(235e) Generic Semi-Infinite Stochastic Programming Formulation and Algorithm for Control-Lyapunov Function Design | AIChE

(235e) Generic Semi-Infinite Stochastic Programming Formulation and Algorithm for Control-Lyapunov Function Design

Authors 

Tang, W. - Presenter, University of Minnesota
Daoutidis, P., University of Minnesota-Twin Cities
Lyapunov stability analysis is the classical approach for establishing the stability of nonlinear systems and enforcing closed-loop stability in nonlinear control [1]. For example, the “universal” formula given by Lin and Sontag [2] specifies an explicit analytical feedback law that guarantees the descent of any given control-Lyapunov function, and the Lyapunov-based model predictive control (LMPC) [3] incorporates the Lyapunov descent as a constraint in the receding horizon optimization problem. Evidently, the design of the control-Lyapunov function has a fundamental impact on the shapes of the closed-loop trajectories and also on the region of attraction (RoA).

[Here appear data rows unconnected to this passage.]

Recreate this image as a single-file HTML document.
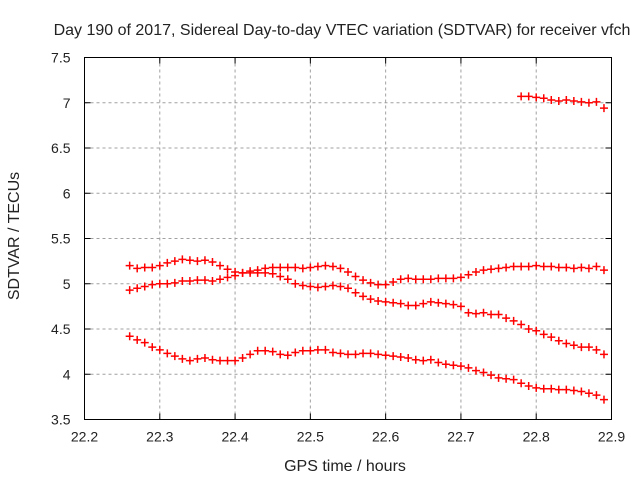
<!DOCTYPE html>
<html><head><meta charset="utf-8"><style>
body{margin:0;background:#fff;}
svg text{font-family:"Liberation Sans",sans-serif;font-size:14px;fill:#222;}
svg text.big{font-size:16px;}
</style></head><body>
<svg id="c" width="640" height="480" xmlns="http://www.w3.org/2000/svg">
<text class="big" x="342" y="35" text-anchor="middle">Day 190 of 2017, Sidereal Day-to-day VTEC variation (SDTVAR) for receiver vfch</text>
<text class="big" x="345" y="471" text-anchor="middle">GPS time / hours</text>
<text class="big" transform="translate(19,236) rotate(-90)" text-anchor="middle">SDTVAR / TECUs</text>
<g id="grid"></g>
<g id="axes"></g>
<g id="marks"></g>
<rect x="84.5" y="57.5" width="527" height="362" fill="none" stroke="#000" stroke-width="1"/>
</svg>
<script>
const xTicks=[22.2,22.3,22.4,22.5,22.6,22.7,22.8,22.9];
const xTickLabels=["22.2","22.3","22.4","22.5","22.6","22.7","22.8","22.9"];
const yTicks=[3.5,4,4.5,5,5.5,6,6.5,7,7.5];
const yTickLabels=["3.5","4","4.5","5","5.5","6","6.5","7","7.5"];
const tStart=22.26, tStep=0.01;
const series1=[5.2,5.17,5.18,5.18,5.2,5.23,5.25,5.27,5.26,5.25,5.26,5.24,5.2,5.16,5.13,5.12,5.12,5.12,5.12,5.11,5.08,5.05,5.0,4.98,4.97,4.96,4.97,4.98,4.97,4.95,4.9,4.86,4.83,4.81,4.8,4.79,4.78,4.76,4.76,4.78,4.8,4.79,4.78,4.77,4.75,4.68,4.67,4.68,4.66,4.66,4.62,4.59,4.55,4.5,4.48,4.44,4.41,4.37,4.34,4.32,4.3,4.3,4.27,4.22];
const series2=[4.93,4.95,4.97,4.99,5.0,5.0,5.01,5.03,5.03,5.04,5.04,5.03,5.05,5.07,5.09,5.12,5.14,5.15,5.17,5.18,5.18,5.18,5.18,5.17,5.18,5.19,5.2,5.19,5.17,5.13,5.08,5.04,5.01,4.99,4.99,5.02,5.05,5.06,5.05,5.05,5.05,5.06,5.06,5.06,5.07,5.1,5.13,5.15,5.16,5.17,5.18,5.19,5.19,5.19,5.2,5.19,5.19,5.18,5.18,5.17,5.18,5.17,5.19,5.15];
const series3=[4.42,4.38,4.35,4.3,4.27,4.23,4.2,4.17,4.15,4.17,4.18,4.16,4.15,4.15,4.15,4.18,4.22,4.26,4.26,4.25,4.22,4.21,4.24,4.26,4.26,4.27,4.27,4.24,4.23,4.22,4.22,4.23,4.23,4.22,4.21,4.2,4.19,4.18,4.16,4.15,4.16,4.13,4.11,4.1,4.09,4.07,4.04,4.02,3.99,3.96,3.95,3.94,3.9,3.87,3.85,3.84,3.84,3.83,3.83,3.82,3.81,3.79,3.77,3.72];
const s4Start=22.78;
const series4=[7.07,7.07,7.06,7.05,7.03,7.02,7.03,7.02,7.01,7.0,7.01,6.94];

const NS="http://www.w3.org/2000/svg";
const L=84.5,R=611.5,T=57.5,B=419.5;
const xs=v=>L+(v-22.2)/0.7*(R-L);
const ys=v=>B-(v-3.5)/4*(B-T);
function mk(tag,attrs,parent){const e=document.createElementNS(NS,tag);for(const k in attrs)e.setAttribute(k,attrs[k]);parent.appendChild(e);return e;}
const grid=document.getElementById('grid'),axes=document.getElementById('axes'),marks=document.getElementById('marks');
xTicks.forEach((v,i)=>{const x=xs(v);
 if(i>0&&i<xTicks.length-1){const g=mk('line',{x1:x,x2:x,y1:T,y2:B,stroke:'#a0a0a0','stroke-dasharray':'3,3'},grid);
 
 }
 mk('line',{x1:x,x2:x,y1:B,y2:B-6,stroke:'#000'},axes);mk('line',{x1:x,x2:x,y1:T,y2:T+6,stroke:'#000'},axes);
 const t=mk('text',{x:x,y:B+22,'text-anchor':'middle'},axes);t.textContent=xTickLabels[i];
 
 });
yTicks.forEach((v,i)=>{const y=ys(v);
 if(i>0&&i<yTicks.length-1){const g=mk('line',{x1:L,x2:R,y1:y,y2:y,stroke:'#a0a0a0','stroke-dasharray':'3,3'},grid);
 
 }
 mk('line',{x1:L,x2:L+6,y1:y,y2:y,stroke:'#000'},axes);mk('line',{x1:R,x2:R-6,y1:y,y2:y,stroke:'#000'},axes);
 const t=mk('text',{x:L-14,y:y+5,'text-anchor':'end'},axes);t.textContent=yTickLabels[i];
 
 });
function plot(arr,start,name){arr.forEach((v,i)=>{const x=xs(start+i*tStep),y=ys(v);
 const p=mk('path',{d:`M${x-4} ${y}H${x+4}M${x} ${y-4}V${y+4}`,stroke:'#f00','stroke-width':1.5,fill:'none'},marks);
 
 });}
plot(series1,tStart,'series1');plot(series2,tStart,'series2');plot(series3,tStart,'series3');plot(series4,s4Start,'series4');
</script>
</body></html>
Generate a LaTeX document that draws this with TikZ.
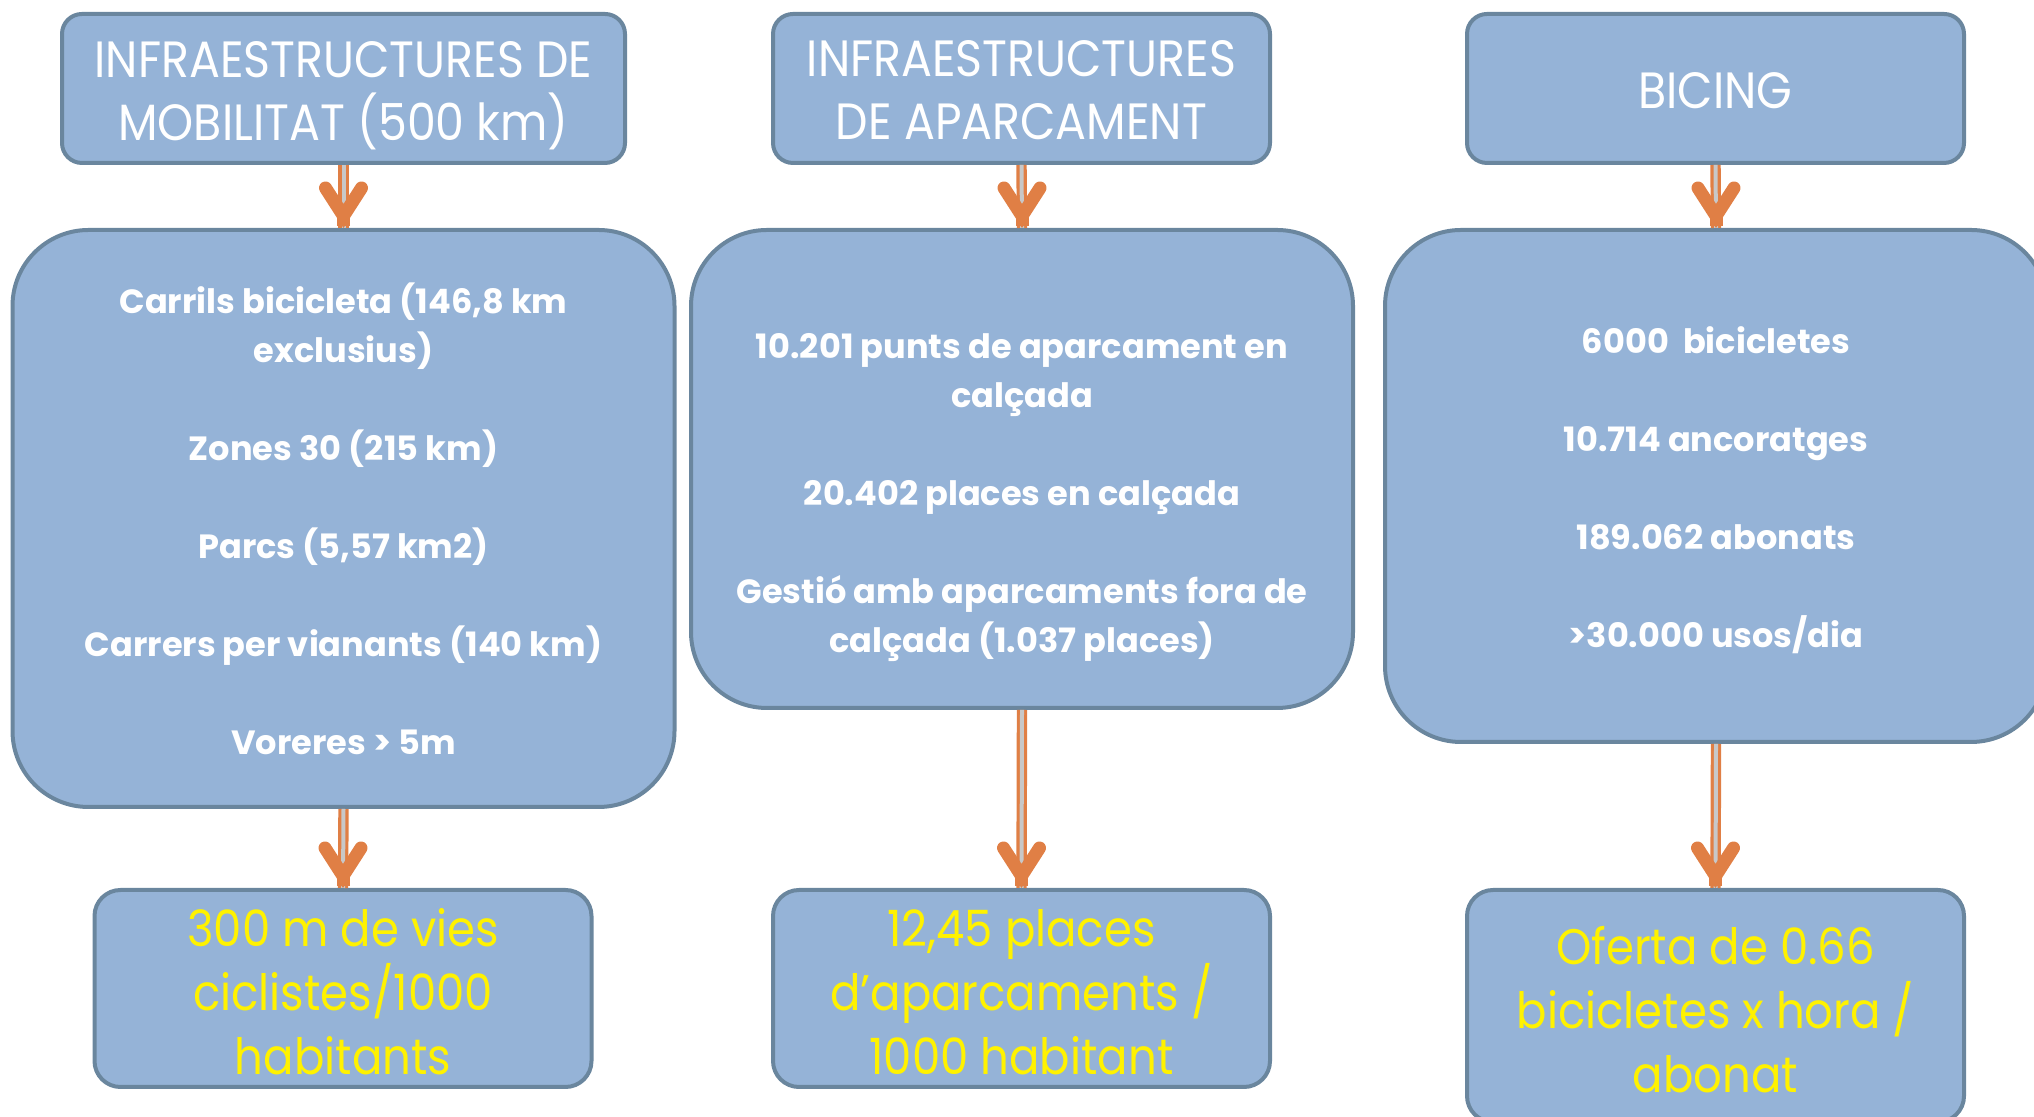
\documentclass[tikz,border=0pt]{standalone}
\usepackage{fontspec}
\setmainfont{Poppins}[FakeStretch=0.9, BoldFeatures={FakeStretch=1}]
\usetikzlibrary{arrows.meta}

\definecolor{boxfill}{RGB}{149,179,215}
\definecolor{boxline}{RGB}{106,134,158}
\definecolor{arroworange}{RGB}{224,127,69}
\definecolor{shaftgap}{RGB}{200,200,200}

% lifts the first line of a box so the text sits a little lower
\newcommand\padtop[1]{\rule{0pt}{#1}}

\begin{document}
\begin{tikzpicture}[x=0.5pt, y=0.5pt,
    blk/.style = {draw=boxline, fill=boxfill, line width=2pt, align=center, inner sep=0pt},
    title/.style = {blk, rounded corners=10pt, minimum height=74.5pt, text=white,
                    font=\fontsize{25.5}{31.5}\selectfont},
    facts/.style = {blk, rounded corners=38pt, minimum width=331pt, text=white,
                    font=\bfseries\fontsize{16.8}{24.5}\selectfont},
    result/.style = {blk, rounded corners=13pt, minimum width=248.5pt, text=yellow,
                     font=\fontsize{25}{32}\selectfont},
    shaft/.style = {draw=arroworange, line width=1.6pt, double=shaftgap, double distance=2pt},
    head/.style = {draw=arroworange, line width=6.5pt,
                   -{Straight Barb[length=14pt, width=18pt, line cap=round, line join=miter]}}]
\useasboundingbox (0,0) rectangle (2034,1117);

% top row
\node[title, minimum width=281.5pt] (mob) at (343.5,1028.5) {\padtop{25.5pt}INFRAESTRUCTURES DE\\MOBILITAT (500 km)};
\node[title, minimum width=248.5pt] (apa) at (1021.5,1028.5) {\padtop{20pt}INFRAESTRUCTURES\\DE APARCAMENT};
\node[title, minimum width=248.5pt] (bic) at (1715.5,1028.5) {\padtop{20pt}BICING};

% middle row
\node[facts, minimum height=288.5pt] (mobdata) at (343.5,598.5)
    {Carrils bicicleta (146,8 km\\exclusius)\\[24.5pt]Zones 30 (215 km)\\[24.5pt]Parcs (5,57 km2)\\[24.5pt]Carrers per vianants (140 km)\\[24.5pt]Voreres > 5m};
\node[facts, minimum height=239pt] (apadata) at (1022,648)
    {\mbox{}\\[17pt]10.201 punts de aparcament en\\calçada\\[24.5pt]20.402 places en calçada\\[24.5pt]Gestió amb aparcaments fora de\\calçada (1.037 places)};
\node[facts, minimum height=256pt] (bicdata) at (1716,631)
    {\padtop{17.5pt}6000~~bicicletes\\[24.5pt]10.714 ancoratges\\[24.5pt]189.062 abonats\\[24.5pt]>30.000 usos/dia};

% bottom row
\node[result, minimum height=98.5pt] (mobres) at (343,128.5) {\padtop{22.5pt}300 m de vies\\ciclistes/1000\\habitants};
\node[result, minimum height=98.5pt] (apares) at (1021.5,128.5) {\padtop{22.5pt}12,45 places\\d’aparcaments /\\1000 habitant};
\node[result, minimum height=116pt] (bicres) at (1715.5,111) {\padtop{22.5pt}Oferta de 0.66\\bicicletes x hora /\\abonat};

% arrows
\foreach \a/\b in {mob/mobdata, apa/apadata, bic/bicdata, mobdata/mobres, apadata/apares, bicdata/bicres} {
  \draw[shaft] (\a.south) -- (\b.north);
  \draw[head] ([yshift=1pt]\b.north) -- (\b.north);
}
\end{tikzpicture}
\end{document}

However, the systematic design of control-Lyapunov functions is a challenging problem. The most common approach, namely sum-of-squares (SOS) programming based on algebraic geometry [4], applies only to polynomial systems and can optimize objectives that are simple, such as the volume of an estimated RoA. For general nonlinear systems, the problem can be expressed as an optimization problem over measures (called Lyapunov measures) [5], which is computationally intractable except for very low-dimensional systems.

In this talk, we introduce a generic formulation of the control-Lyapunov function design problem in the semi-infinite stochastic programming form, namely as an optimization problem whose objective function is defined as the expectation of a cost involving random variables and the constraints are infinite. The formulation is derived based on the following considerations.

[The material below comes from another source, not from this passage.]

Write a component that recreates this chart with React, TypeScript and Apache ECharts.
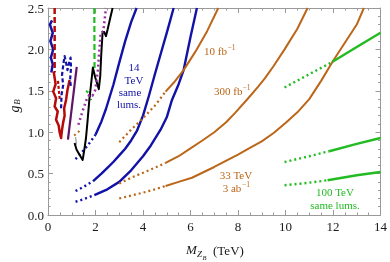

1. The control-Lyapunov function is represented by a linear parameterization, thus formulating the parameters as the variables to be optimized. This can accommodate parameterizations of different complexity, such as quadratic forms or SOS polynomials, and is more scalable than the grid-point discretization of the state space (e.g., used in [5]).

2. The stability requirement is formulated as an inequality that captures Lyapunov descent or bounded disturbance effect. The inequality should hold for relevant state-dependent functions and is thus parameterized by an infinite number of states. The user may specify the functions involved, e.g., the decreasing rate of the control-Lyapunov function or the gain function from disturbances.

3. The objective function (cost) is evaluated on a set of simulation scenarios that reflect typical operating conditions or concerns, for which random variables are assigned. Unlike the classical quadratic cost in optimal control that only considers the magnitudes of the states and inputs, the cost can account for various characteristics of dynamic behaviors, such as smoothness and overshooting.

To solve the semi-infinite stochastic program, we introduce and propose a modification of the stochastic proximal primal-dual algorithm from [6]. The algorithm is illustrated with a reactor case study. We also highlight the conceptual connection between our proposed approach for Lyapunov function design and flexibility analysis in the process design literature [7].

References

1. Khalil, H. K.(2002). Nonlinear systems, 3rd ed. Prentice Hall.

2. Lin, Y., & Sontag, D. (1991). A universal formula for stabilization with bounded controls. Syst. Control Lett., 16, 393–397.

3. Mhaskar, P., El-Farra, N. H., & Christofides, P. D. (2006). Stabilization of nonlinear systems with state and control constraints using Lyapunov-based predictive control. Syst. Control Lett., 55, 650–659.

4. Souaiby, M., Tanwani, A., & Henrion, D. (2020). Computation of Lyapunov functions under state constraints using semidefinite programming hierarchies. IFAC-PapersOnLine, 53(2), 6281–6286.

5. Raghunathan, A. & Vaidya, U. (2013). Optimal stabilization using Lyapunov measures. IEEE Trans. Autom. Control, 59, 1316–1321.

6. Boob, D., Deng, Q., & Lan, G.(2022). Stochastic first-order methods for convex and nonconvex functional constrained optimization. Math. Program., in press, doi:10.1007/s10107-021-01742-y.

7. Grossmann, I. E., Calfa, B. A., & Garcia-Herreros, P. (2014). Evolution of concepts and models for quantifying resiliency and flexibility of chemical processes. Comput. Chem. Eng., 70, 22-34.